Joplin Globe Front Page from May 23, 2011
Joplin Globe Front Page from May 23, 2011

Among the buildings squarely in the storm’s 13-mile-long furrow were the high school and the city’s main hospital. Both were damaged beyond repair as a third of the city, in a swath nearly a mile wide, blew apart when the massive vortex chewed through its center.

Then began The Globe’s duty to report on the storm and its impact on the community and the entire region. That duty became a mission for the newspaper, a mission to tell the stories about all of the tragedies and miracles, the victims and the heroes, the responses of neighbors and the world.

The story of how The Globe carried out that mission has been told in a film that will premiere on Thursday, May 3. “Deadline in Disaster,” produced by the Missouri Press Foundation, will be shown at 7 p.m. in the Missouri Theatre, Ninth and Locust streets in downtown Columbia. Tickets cost $10 per person.

A silent auction in the theater lobby to raise funds for Joplin will begin at 6 p.m. After the film, members of The Globe staff will answer questions from the audience. That will be followed by a reception for all attending.

The Joplin tornado eventually claimed 161 lives, as several people died of their injuries in the days and weeks after the storm. Among those lost on the day of the tragedy was a page designer for The Globe. A third of the newspaper’s staff lost their homes.

In spite of that, The Globe’s presses rolled that night. A few reporters made it to the newsroom. Some who couldn’t get there called in reports, not knowing whether their friends, families and colleagues were alive. Nearly all of the paper’s carriers showed up to deliver that first post-tornado issue early the next morning.

The newspaper’s staffers became acutely aware of their roles as information providers for the community. Residents came to depend upon The Globe for what they needed to know to make it through each day and to find a way forward.

That’s a message The Globe’s editor, Carol Stark, hopes people will get from the film.

“I hope they’ll be able to see how real newspaper journalists work in a crisis,” Stark said. “This is our job, our lives. It’s important to realize that we need these folks.”

Accurate, detailed information was critical, and it became difficult to determine who had credibility as more and more people wanted to become part of the story, Stark said. Rumor and speculation would have made the situation worse.

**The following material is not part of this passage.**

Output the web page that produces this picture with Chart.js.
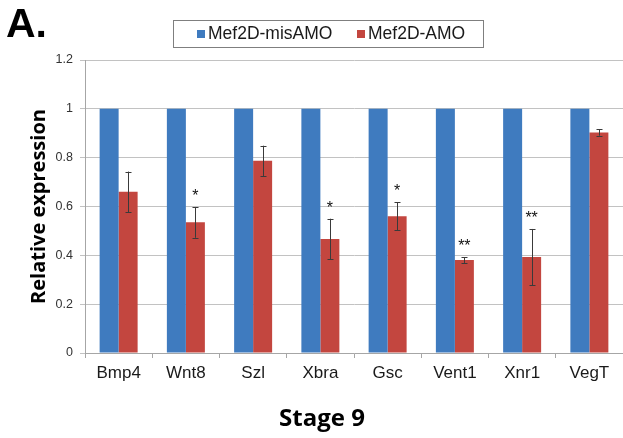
<!DOCTYPE html>
<html>
<head>
<meta charset="utf-8">
<script src="https://cdn.jsdelivr.net/npm/chart.js@4/dist/chart.umd.min.js"></script>
<style>
  html, body { margin: 0; padding: 0; background: #ffffff; }
  #wrap { width: 623px; height: 438px; position: relative; }
</style>
</head>
<body>
<div id="wrap"><canvas id="chart" width="623" height="438"></canvas></div>
<script>
// Gene markers measured at stage 9
const categories = ['Bmp4', 'Wnt8', 'Szl', 'Xbra', 'Gsc', 'Vent1', 'Xnr1', 'VegT'];
// Control morpholino, normalised to 1
const misAmoValues = [1, 1, 1, 1, 1, 1, 1, 1];
// Mef2D morpholino knockdown
const amoValues = [0.66, 0.535, 0.787, 0.467, 0.56, 0.381, 0.393, 0.903];
// Error bar half-lengths for the knockdown series
const amoErrors = [0.083, 0.063, 0.062, 0.083, 0.058, 0.012, 0.115, 0.013];
// Significance marks above the knockdown bars
const significance = ['', '*', '', '*', '*', '**', '**', ''];
const yTicks = [0, 0.2, 0.4, 0.6, 0.8, 1, 1.2];
const seriesNames = ['Mef2D-misAMO', 'Mef2D-AMO'];
const xTitle = 'Stage 9';

const BLUE = '#3f7bbf';
const RED = '#c3463f';

// Error bars and significance stars for the knockdown series
const errorBarPlugin = {
  id: 'errorBars',
  afterDatasetsDraw(chart) {
    const ctx = chart.ctx;
    const y = chart.scales.y;
    const meta = chart.getDatasetMeta(1);
    ctx.save();
    meta.data.forEach((bar, i) => {
      const v = amoValues[i];
      const e = amoErrors[i];
      const yTop = y.getPixelForValue(v + e);
      const yBot = y.getPixelForValue(v - e);
      const x = Math.round(bar.x) + 0.5;
      ctx.strokeStyle = '#3a3a3a';
      ctx.lineWidth = 1;
      ctx.beginPath();
      ctx.moveTo(x, yTop);
      ctx.lineTo(x, yBot);
      ctx.moveTo(x - 3, Math.round(yTop) + 0.5);
      ctx.lineTo(x + 3, Math.round(yTop) + 0.5);
      ctx.moveTo(x - 3, Math.round(yBot) + 0.5);
      ctx.lineTo(x + 3, Math.round(yBot) + 0.5);
      ctx.stroke();
      if (significance[i]) {
        ctx.fillStyle = '#111111';
        ctx.font = '16px "Liberation Sans", Arial, sans-serif';
        ctx.textAlign = 'center';
        ctx.textBaseline = 'alphabetic';
        ctx.fillText(significance[i], bar.x, yTop - 6);
      }
    });
    ctx.restore();
  }
};

// Panel letter, boxed legend and the stage caption under the axis
const decorPlugin = {
  id: 'decor',
  afterDraw(chart) {
    const ctx = chart.ctx;
    ctx.save();
    ctx.fillStyle = '#000000';
    ctx.font = 'bold 41px "Liberation Sans", Arial, sans-serif';
    ctx.textAlign = 'left';
    ctx.textBaseline = 'alphabetic';
    ctx.fillText('A.', 6, 37);

    // stage caption
    ctx.font = 'bold 24px "Open Sans", sans-serif';
    ctx.textAlign = 'center';
    ctx.textBaseline = 'middle';
    ctx.fillText(xTitle, 322, 419);

    // legend frame
    ctx.strokeStyle = '#7f7f7f';
    ctx.lineWidth = 1;
    ctx.strokeRect(173.5, 20.5, 310, 27);

    const entries = [
      { x: 197, text: chart.data.datasets[0].label, color: chart.data.datasets[0].backgroundColor },
      { x: 357, text: chart.data.datasets[1].label, color: chart.data.datasets[1].backgroundColor }
    ];
    ctx.font = '17.5px "Liberation Sans", Arial, sans-serif';
    ctx.textAlign = 'left';
    ctx.textBaseline = 'middle';
    entries.forEach(en => {
      ctx.fillStyle = en.color;
      ctx.fillRect(en.x, 30, 8, 8);
      ctx.fillStyle = '#1a1a1a';
      ctx.fillText(en.text, en.x + 11, 34.5);
    });
    ctx.restore();
  }
};

new Chart(document.getElementById('chart'), {
  type: 'bar',
  data: {
    labels: categories,
    datasets: [
      { label: seriesNames[0], data: misAmoValues, backgroundColor: BLUE, borderWidth: 0 },
      { label: seriesNames[1], data: amoValues, backgroundColor: RED, borderWidth: 0 }
    ]
  },
  options: {
    responsive: false,
    animation: false,
    devicePixelRatio: 1,
    layout: { padding: { left: 27, right: 0, top: 60, bottom: 0 } },
    datasets: {
      bar: { categoryPercentage: 0.565, barPercentage: 1.0 }
    },
    plugins: {
      legend: { display: false },
      tooltip: { enabled: false }
    },
    scales: {
      x: {
        grid: {
          drawOnChartArea: false,
          drawTicks: true,
          tickLength: 5,
          offset: true,
          color: '#a6a6a6'
        },
        border: { display: true, color: '#a6a6a6' },
        ticks: {
          color: '#1a1a1a',
          font: { family: '"Liberation Sans", Arial, sans-serif', size: 17 },
          padding: 5,
          maxRotation: 0
        },
        title: { display: false },
        afterFit(scale) { scale.height = 85; }
      },
      y: {
        min: 0,
        max: 1.2,
        afterBuildTicks(scale) { scale.ticks = yTicks.map(v => ({ value: v })); },
        grid: {
          color: '#c2c2c2',
          tickLength: 5,
          drawTicks: true
        },
        border: { display: true, color: '#a6a6a6' },
        ticks: {
          color: '#333333',
          font: { family: '"Liberation Sans", Arial, sans-serif', size: 12.5 },
          padding: 7,
          callback: v => String(v)
        },
        title: {
          display: true,
          text: 'Relative expression',
          color: '#000000',
          font: { family: '"Open Sans", sans-serif', size: 20, weight: 'bold' },
          padding: { top: 0, bottom: 0 }
        },
        afterFit(scale) { scale.width = 58; }
      }
    }
  },
  plugins: [errorBarPlugin, decorPlugin]
});
</script>
</body>
</html>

“What would we have done if we hadn’t had real journalists out there,” she said.

Beth Pike, BJ '86
Beth Pike, BJ ’86

Joplin’s recovery continues, and The Globe reports on it.

“We’re covering it every day. That’s what people forget,” Stark said. “It becomes more urgent. We still have people who need to get into homes as the one-year anniversary of the disaster approaches.”

“I worry about the stories that I still don’t know about,” she said. “What do we need to get up and do tomorrow? That goes on in my mind.”

“It will be five years at least before this story no longer is top of mind,” Stark said.

The Missouri Press Foundation welcomes any sponsors and donations of items for the benefit auction that will be held in the theater lobby. Those interested can contact MPA by calling (573) 449-4167.

Doug Crews
Doug Crews

Beth Pike, BJ ’86, and Stephen Hudnell, BJ ’73, Emmy award-winning journalists from Columbia, directed “Deadline in Disaster.” Retired Associated Press correspondent Scott Charton, also of Columbia, assisted.

Orr Street Productions collaborated in the project, and Sandra M. Levy Smith of SmithLee Productions composed the music for the film.

The Missouri Press Foundation is the educational and philanthropic affiliate of the Missouri Press Association, the newspaper trade organization in the state. Virtually all of the newspapers in Missouri are members of MPA, which was founded in 1867 and is based in Columbia. Doug Crews, BJ ’73, serves as MPA’s executive director.